Firstly, getting to know what the pelvic floor is, will help you understand why it is an important part of the human body, particularly during and after pregnancy. The pelvic floor is a group of muscles that form the base of the pelvis. They attach from your tailbone through to your pubic bone at the front of your pelvis. They also go across your pelvis attaching to your sitting bones. The pelvic floor has several openings for the back passage, vagina and urethra to pass though. The main role of the pelvic floor muscles is to support your internal organs such as the bladder and uterus, maintain bladder and bowel control and support the spine.
As your pregnancy progresses there is an increasing pressure and load on the muscles of the pelvic floor. This is due to a combination of hormonal changes and the increasing weight of your baby. Your pelvic floor can become weak and stretched under this pressure. This can happen as early as 12 weeks into your pregnancy. Therefore, starting pelvic floor exercises before you fall pregnant or in the early weeks of pregnancy is advisable. This is particularly true for women in their second or multiple pregnancies. Multiple pregnancies and labours can leave the pelvic floor weak if not addressed.

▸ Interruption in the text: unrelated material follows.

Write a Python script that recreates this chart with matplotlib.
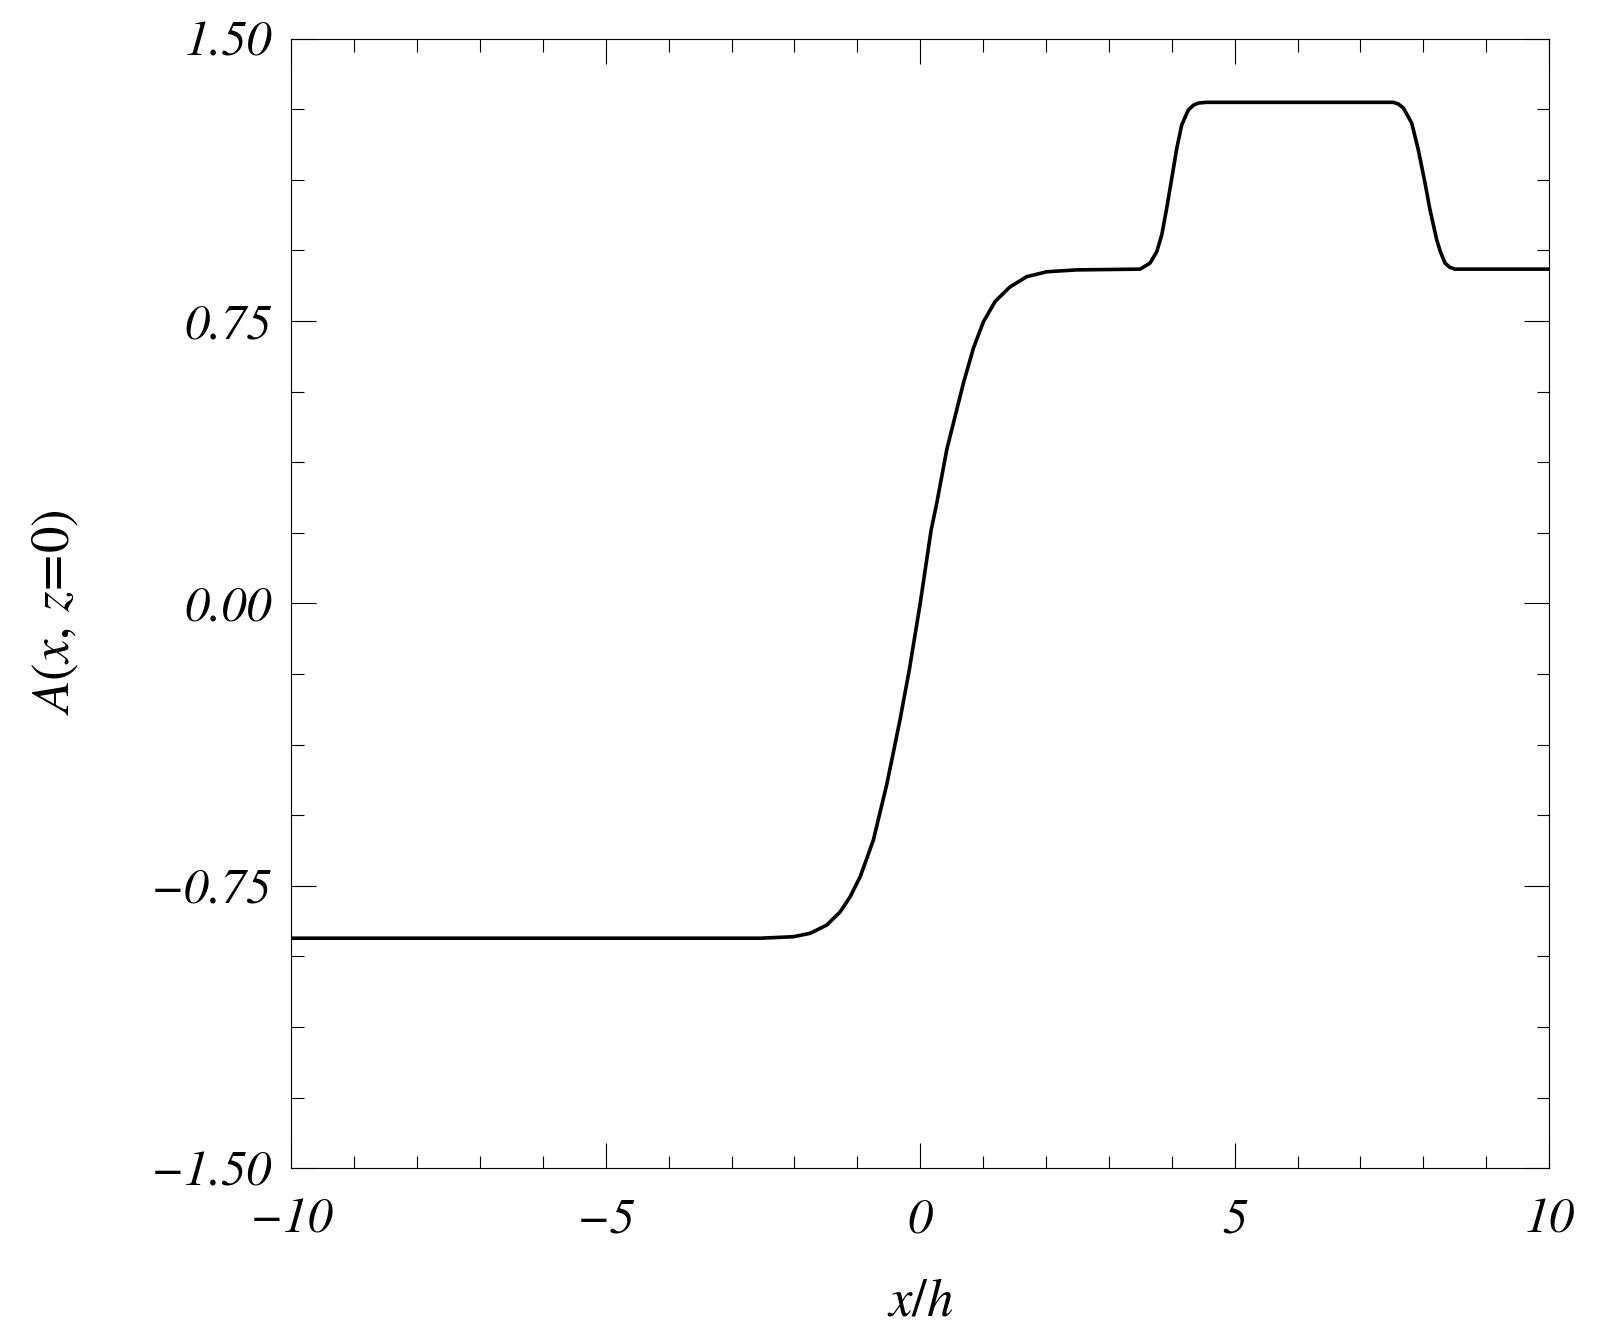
import matplotlib
matplotlib.use("Agg")
import matplotlib.pyplot as plt
from matplotlib.ticker import FixedLocator, FixedFormatter, MultipleLocator

plt.rcParams['mathtext.fontset'] = 'stix'
plt.rcParams['font.family'] = ['STIXGeneral', 'DejaVu Serif']

# profile: main kink around x=0, bump between x~3.5 and x~8.5
x_vals = [-10.0, -2.545, -2.016, -1.750, -1.485, -1.273, -1.114, -0.955, -0.849, -0.744,
          -0.531, -0.420, -0.320, -0.172, 0.0, 0.173, 0.264, 0.423, 0.582, 0.687,
          0.846, 1.005, 1.191, 1.429, 1.695, 2.013, 2.49, 3.496,
          3.655, 3.761, 3.841, 3.920, 4.0, 4.080, 4.159, 4.264, 4.35, 4.423, 4.55, 4.715,
          7.523, 7.60, 7.682, 7.816, 7.92, 8.027, 8.106, 8.213, 8.27, 8.345, 8.42, 8.504, 10.0]
a_vals = [-0.889, -0.889, -0.885, -0.876, -0.854, -0.819, -0.779, -0.726, -0.677, -0.628,
          -0.480, -0.390, -0.308, -0.175, 0.0, 0.194, 0.267, 0.409, 0.515, 0.585,
          0.678, 0.748, 0.802, 0.841, 0.868, 0.881, 0.886, 0.888,
          0.904, 0.934, 0.979, 1.050, 1.129, 1.209, 1.271, 1.311, 1.324, 1.329, 1.331, 1.331,
          1.331, 1.327, 1.316, 1.276, 1.205, 1.117, 1.046, 0.966, 0.935, 0.904, 0.893, 0.888, 0.888]

x_ticks = [-10, -5, 0, 5, 10]
x_ticklabels = ['\u221210', '\u22125', '0', '5', '10']
y_ticks = [-1.5, -0.75, 0.0, 0.75, 1.5]
y_ticklabels = ['\u22121.50', '\u22120.75', '0.00', '0.75', '1.50']

fig = plt.figure(figsize=(15.97, 13.39), dpi=100)
ax = fig.add_axes([0.1824, 0.1275, 0.7876, 0.8436])

ax.plot(x_vals, a_vals, color='black', lw=2.6, solid_joinstyle='round')

ax.set_xlim(-10, 10)
ax.set_ylim(-1.5, 1.5)

ax.xaxis.set_major_locator(FixedLocator(x_ticks))
ax.xaxis.set_major_formatter(FixedFormatter(x_ticklabels))
ax.xaxis.set_minor_locator(MultipleLocator(1))
ax.yaxis.set_major_locator(FixedLocator(y_ticks))
ax.yaxis.set_major_formatter(FixedFormatter(y_ticklabels))
ax.yaxis.set_minor_locator(MultipleLocator(0.1875))

ax.tick_params(which='both', direction='in', top=True, right=True, width=0.8)
ax.tick_params(which='major', length=18)
ax.tick_params(which='minor', length=9)
ax.tick_params(axis='x', which='major', pad=22, labelsize=36)
ax.tick_params(axis='y', which='major', pad=14, labelsize=36)
for lab in ax.get_xticklabels() + ax.get_yticklabels():
    lab.set_fontstyle('italic')

for sp in ax.spines.values():
    sp.set_linewidth(0.8)

ax.set_xlabel(r'$x/h$', fontsize=38)
ax.xaxis.set_label_coords(0.5, -0.097)
ax.set_ylabel(r'$A(x,\,z\!=\!\mathit{0})$', fontsize=38)
ax.yaxis.set_label_coords(-0.167, 0.492)

fig.savefig('out.png', dpi=100)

Strengthening your pelvic floor is a great way of maintaining a healthy body during and after your pregnancy. Your physiotherapist will help you understand how to contract these muscles. Not only contracting these muscles is important but likewise being able to relax the contraction also. Strengthening the pelvic floor will help support your body to carry your baby but also to help prevent or minimise pelvic floor problems after the baby is born.
Weakness in the pelvic floor can lead to urinary incontinence while coughing or sneezing, or even during exercise and lifting. Research has shown that performing pelvic floor exercises during pregnancy reduces your risk of experiencing stress incontinence. This is why we believe all women planning a pregnancy or already pregnant should see a trained physiotherapist to commence their pelvic floor exercises. Health and well-being for women is core concept that we promote in our clinic. We here at Ballsbridge Physiotherapy Clinic want expecting or new mums to be at their best for both themselves and their families.